Rows from a dataset:
* * * * * * * * *

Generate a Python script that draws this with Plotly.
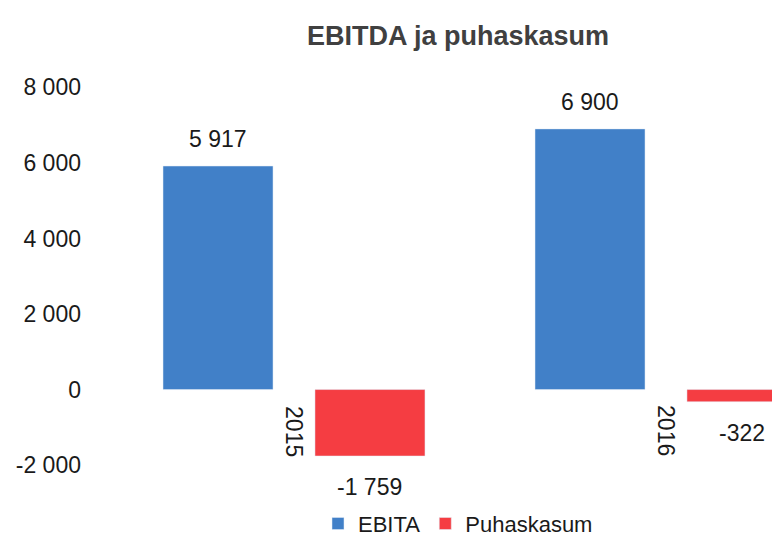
import plotly.graph_objects as go

categories = ["2015", "2016"]
ebita = [5917, 6900]
puhaskasum = [-1759, -322]
series_names = ["EBITA", "Puhaskasum"]
tick_vals = [-2000, 0, 2000, 4000, 6000, 8000]
tick_text = ["-2 000", "0", "2 000", "4 000", "6 000", "8 000"]
title_text = "EBITDA ja puhaskasum"

FONT = "Liberation Sans, Arial, sans-serif"
TXT = "#1a1a1a"

W, H = 780, 540
ML, MR, MT, MB = 100, 0, 68, 64
XR = [-0.5, 1.328]
BARGAP, GROUPGAP = 0.183, 0.276

pos = list(range(len(categories)))


def fmt(v):
    return f"{v:,}".replace(",", " ")


fig = go.Figure()
fig.add_trace(go.Bar(x=pos, y=ebita, name=series_names[0],
                     marker=dict(color="#4180c8")))
fig.add_trace(go.Bar(x=pos, y=puhaskasum, name=series_names[1],
                     marker=dict(color="#f53d42")))

# value labels placed from the axis scale
px_per_cat = (W - ML - MR) / (XR[1] - XR[0])
slot = px_per_cat * (1 - BARGAP) / 2
for si, vals in enumerate([ebita, puhaskasum]):
    for ci, v in enumerate(vals):
        fig.add_annotation(
            x=pos[ci], y=v, xref="x", yref="y", text=fmt(v), showarrow=False,
            xshift=(si - 0.5) * slot,
            yanchor="bottom" if v >= 0 else "top",
            yshift=12 if v >= 0 else -16,
            font=dict(size=23, color=TXT, family=FONT),
        )

# category labels next to the zero line
for ci, c in enumerate(categories):
    fig.add_annotation(
        x=pos[ci], y=0, xref="x", yref="y", text=c, textangle=90,
        showarrow=False, yanchor="top", xanchor="center", yshift=-14,
        font=dict(size=23, color=TXT, family=FONT),
    )

fig.update_layout(
    width=W, height=H,
    paper_bgcolor="white", plot_bgcolor="white",
    margin=dict(l=ML, r=MR, t=MT, b=MB, autoexpand=False),
    title=dict(text=f"<b>{title_text}</b>", x=450 / W, xref="container", xanchor="center",
               y=1 - 28 / H, yref="container", yanchor="middle",
               font=dict(size=27, color="#404040", family=FONT)),
    barmode="group", bargap=BARGAP, bargroupgap=GROUPGAP,
    showlegend=True,
    legend=dict(orientation="h", x=(450 - ML) / (W - ML - MR), xanchor="center",
                y=0.045, yref="container", yanchor="middle",
                font=dict(size=22, color=TXT, family=FONT),
                itemwidth=30, traceorder="normal"),
    font=dict(family=FONT),
)
fig.update_xaxes(range=XR, showticklabels=False, showgrid=False,
                 zeroline=False, showline=False, ticks="")
fig.update_yaxes(range=[-2500, 8300], tickvals=tick_vals, ticktext=tick_text,
                 showgrid=False, zeroline=False, showline=False,
                 ticklabelstandoff=26,
                 tickfont=dict(size=23, color=TXT, family=FONT))

fig.write_html("out.html")
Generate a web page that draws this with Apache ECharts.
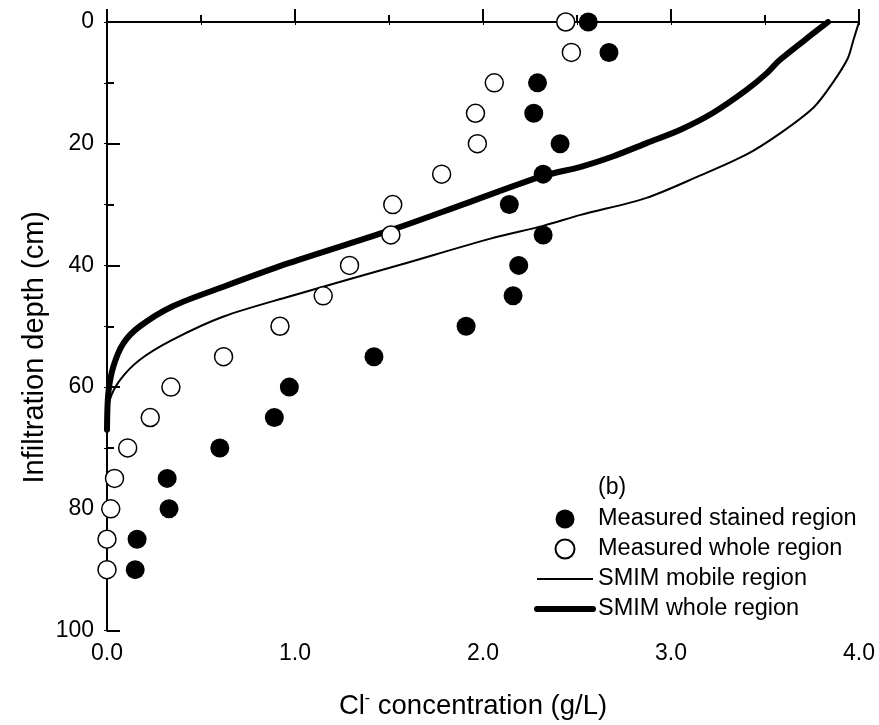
<!DOCTYPE html>
<html>
<head>
<meta charset="utf-8">
<script src="https://cdn.jsdelivr.net/npm/echarts@6/dist/echarts.min.js"></script>
<style>
  html, body { margin: 0; padding: 0; background: #fff; }
  #chart { width: 879px; height: 725px; }
</style>
</head>
<body>
<div id="chart"></div>
<script>
// depth (cm) of the measured points
const depths = [0, 5, 10, 15, 20, 25, 30, 35, 40, 45, 50, 55, 60, 65, 70, 75, 80, 85, 90];
// Cl- concentration (g/L), stained region (filled circles)
const stained = [2.56, 2.67, 2.29, 2.27, 2.41, 2.32, 2.14, 2.32, 2.19, 2.16, 1.91, 1.42, 0.97, 0.89, 0.60, 0.32, 0.33, 0.16, 0.15];
// Cl- concentration (g/L), whole region (open circles)
const whole = [2.44, 2.47, 2.06, 1.96, 1.97, 1.78, 1.52, 1.51, 1.29, 1.15, 0.92, 0.62, 0.34, 0.23, 0.11, 0.04, 0.02, 0.0, 0.0];

// SMIM mobile region curve
const mobileConc = [4.0, 3.97, 3.94, 3.86, 3.76, 3.58, 3.40, 3.15, 2.87, 2.52, 2.32, 2.04, 1.56, 0.97, 0.62, 0.35, 0.175, 0.07, 0.016, 0.0];
const mobileDepth = [0, 3, 6, 10, 14, 18.3, 21.8, 25.3, 28.9, 31.7, 33.5, 35.6, 39.9, 45.1, 48.4, 52.2, 55.5, 58.8, 62, 66];

// SMIM whole region curve
const smimConc = [3.835, 3.76, 3.58, 3.51, 3.40, 3.22, 3.05, 2.87, 2.69, 2.52, 2.32, 1.91, 1.53, 0.97, 0.62, 0.35, 0.175, 0.087, 0.034, 0.007, 0.0];
const smimDepth = [0, 1.8, 6.2, 8.4, 11.2, 15, 17.7, 19.9, 22.1, 23.8, 25.3, 29.8, 34.0, 39.6, 43.5, 46.7, 50, 52.8, 56.6, 61, 67];

const xTicks = ['0.0', '1.0', '2.0', '3.0', '4.0'];
const yTicks = [0, 20, 40, 60, 80, 100];

const pairs = (xs, ys) => xs.map((x, i) => [x, ys[i]]);
const font = 'Liberation Sans, Arial, sans-serif';
const noSymbol = { color: 'rgba(0,0,0,0)', borderWidth: 0, opacity: 0 };

const chart = echarts.init(document.getElementById('chart'), null, { renderer: 'canvas' });

const option = {
  animation: false,
  textStyle: { fontFamily: font, color: '#000' },
  title: {
    text: '(b)',
    left: 598,
    top: 476,
    padding: 0,
    textStyle: { fontFamily: font, fontSize: 23, fontWeight: 'normal', color: '#000' }
  },
  legend: {
    orient: 'vertical',
    left: 534,
    top: 507,
    padding: 0,
    itemWidth: 56,
    itemHeight: 19,
    itemGap: 6,
    textStyle: { fontFamily: font, fontSize: 23.5, color: '#000', lineHeight: 19 },
    data: [
      'Measured stained region',
      'Measured whole region',
      { name: 'SMIM mobile region', itemStyle: noSymbol, lineStyle: { width: 2, color: '#000' } },
      { name: 'SMIM whole region', itemStyle: noSymbol, lineStyle: { width: 6, color: '#000', cap: 'round' } }
    ]
  },
  grid: { left: 107, right: 20, top: 22, bottom: 94 },
  xAxis: [{
    type: 'value',
    position: 'bottom',
    min: 0, max: 4, interval: 1,
    name: '{a|Cl}{s|-}{a| concentration (g/L)}',
    nameLocation: 'middle',
    nameGap: 60,
    nameMoveOverlap: false,
    nameTextStyle: {
      padding: [0, 20, 0, 0],
      rich: {
        a: { fontFamily: font, fontSize: 27.5, color: '#000' },
        s: { fontFamily: font, fontSize: 16, color: '#000', verticalAlign: 'top', padding: [0, 0, 15, 0] }
      }
    },
    axisLine: { lineStyle: { color: '#000', width: 2 } },
    axisTick: { inside: true, length: 13, lineStyle: { color: '#000', width: 2 } },
    minorTick: { show: true, splitNumber: 2, length: 7, lineStyle: { color: '#000', width: 2 } },
    axisLabel: {
      fontFamily: font, fontSize: 23, color: '#000', margin: 12,
      formatter: v => xTicks[Math.round(v)]
    },
    splitLine: { show: false }
  }, {
    type: 'value',
    position: 'top',
    min: 0, max: 4, interval: 0.5,
    axisLine: { lineStyle: { color: '#000', width: 2 } },
    axisTick: { inside: true, length: 3, lineStyle: { color: '#000', width: 1 } },
    axisLabel: { show: false },
    splitLine: { show: false }
  }],
  yAxis: [{
    type: 'value',
    position: 'left',
    inverse: true,
    min: 0, max: 100, interval: 20,
    name: 'Infiltration depth (cm)',
    nameLocation: 'middle',
    nameGap: 58,
    nameMoveOverlap: false,
    nameTextStyle: { fontFamily: font, fontSize: 29, color: '#000', padding: [0, 42, 0, 0] },
    axisLine: { lineStyle: { color: '#000', width: 2 } },
    axisTick: { inside: true, length: 13, lineStyle: { color: '#000', width: 2 } },
    minorTick: { show: true, splitNumber: 2, length: 7, lineStyle: { color: '#000', width: 2 } },
    axisLabel: {
      fontFamily: font, fontSize: 23, color: '#000', margin: 13,
      formatter: v => (yTicks.indexOf(v) >= 0 ? String(v) : '')
    },
    splitLine: { show: false }
  }, {
    type: 'value',
    position: 'right',
    inverse: true,
    min: 0, max: 100, interval: 10,
    axisLine: { lineStyle: { color: '#000', width: 2 } },
    axisTick: { inside: true, length: 3, lineStyle: { color: '#000', width: 1 } },
    axisLabel: { show: false },
    splitLine: { show: false }
  }],
  series: [{
    name: 'SMIM mobile region',
    type: 'line',
    smooth: 0.3,
    symbol: 'none',
    data: pairs(mobileConc, mobileDepth),
    lineStyle: { color: '#000', width: 2 },
    itemStyle: { color: '#000' },
    z: 2
  }, {
    name: 'SMIM whole region',
    type: 'line',
    smooth: 0.3,
    symbol: 'none',
    data: pairs(smimConc, smimDepth),
    lineStyle: { color: '#000', width: 6, cap: 'round' },
    itemStyle: { color: '#000' },
    z: 2
  }, {
    name: 'Measured stained region',
    type: 'scatter',
    symbol: 'circle',
    symbolSize: 19,
    clip: false,
    data: pairs(stained, depths),
    itemStyle: { color: '#000', opacity: 1 },
    z: 3
  }, {
    name: 'Measured whole region',
    type: 'scatter',
    symbol: 'circle',
    symbolSize: 18,
    clip: false,
    data: pairs(whole, depths),
    itemStyle: { color: '#fff', borderColor: '#000', borderWidth: 1.5, opacity: 1 },
    z: 3
  }]
};

chart.setOption(option);
</script>
</body>
</html>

* * * * * * * * *

* [Problem description] Transcribe exactly, please, the lines between the start of the records above and the line holding "import plotly.graph_objects as go", counting both of those lines and omitting pictures.

* [Solution for this exercise]
Generate a Python script that draws this with Plotly.
import plotly.graph_objects as go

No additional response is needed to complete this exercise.